The final section of The Missing Pieces shifts the focus away from Laura. The screen pops up with “Some months later” and further emphasizes that, yes, Good Dale is stuck in the lodge and psycho Dale is now in the real world. A few other scenes revealed that Annie has the ring, and is safe from the corruption of Bob or Windom Earle. In the context of Fire Walk With Me, this section feels simultaneously like empty fan service and hinting at the former Season 3 that never existed.
This would have been a terrible way to send home the viewers. My reaction might have been, “You made me sit through all that bullshit so I could have this piece of nonsense?” It would have reduced the power of Laura’s Death, and made Fire Walk With Me be about the series Twin Peaks instead of about Laura Palmer.

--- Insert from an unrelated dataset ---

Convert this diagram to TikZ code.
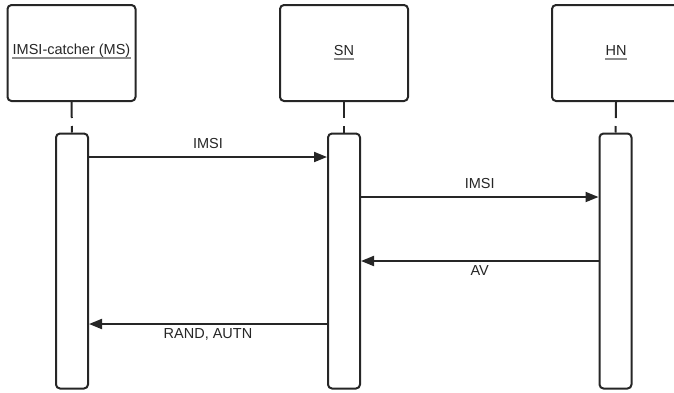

By stripping Fire Walk With Me to its current state, David Lynch focused the movie on Laura Palmer and Teresa Banks in the a lens refocuses a laser. The Missing Pieces are, indeed, missing pieces. Most of them deserved to be left out of Laura Palmer’s emotional story because they weren’t her scenes. Except one.
The one scene that relays important information and doesn’t shift focus is a transitional scene. In Fire Walk With Me, Laura Palmer, followed by Donna, goes on one last round of prostitution. They meet the guys at The Bang Bang Bar (aka The Roadhouse), and suddenly they’re in a red room of Rainier beer bottles, cigarette butts, strobe lights, and naked women on a stage. The way the scene is cut, this room is like a back room to The Roadhouse. But, a scene from The Missing Pieces follows the party from The Roadhouse on a crazy driving tour up to a sleazy bar in Canada, where this is a back room. Shifting this scene from an unknown room in The Roadhouse to a random bar in Canada removes the mystery of the scene, but also removes the seedy underbelly implication the movie currently has.
The remainder of the scenes are hit or miss in terms of value and information. Not all of them are devoid of value or content (I’ve listed many of the more important scenes throughout this piece). But, most of them would change the movie for the worse. If you’re looking for more answers to who Philip Jeffries was, or what happened to Annie and Cooper, The Missing Pieces provides no definitive answers. Instead, you’ll have to wait until 2016 for Season 3, like the rest of us.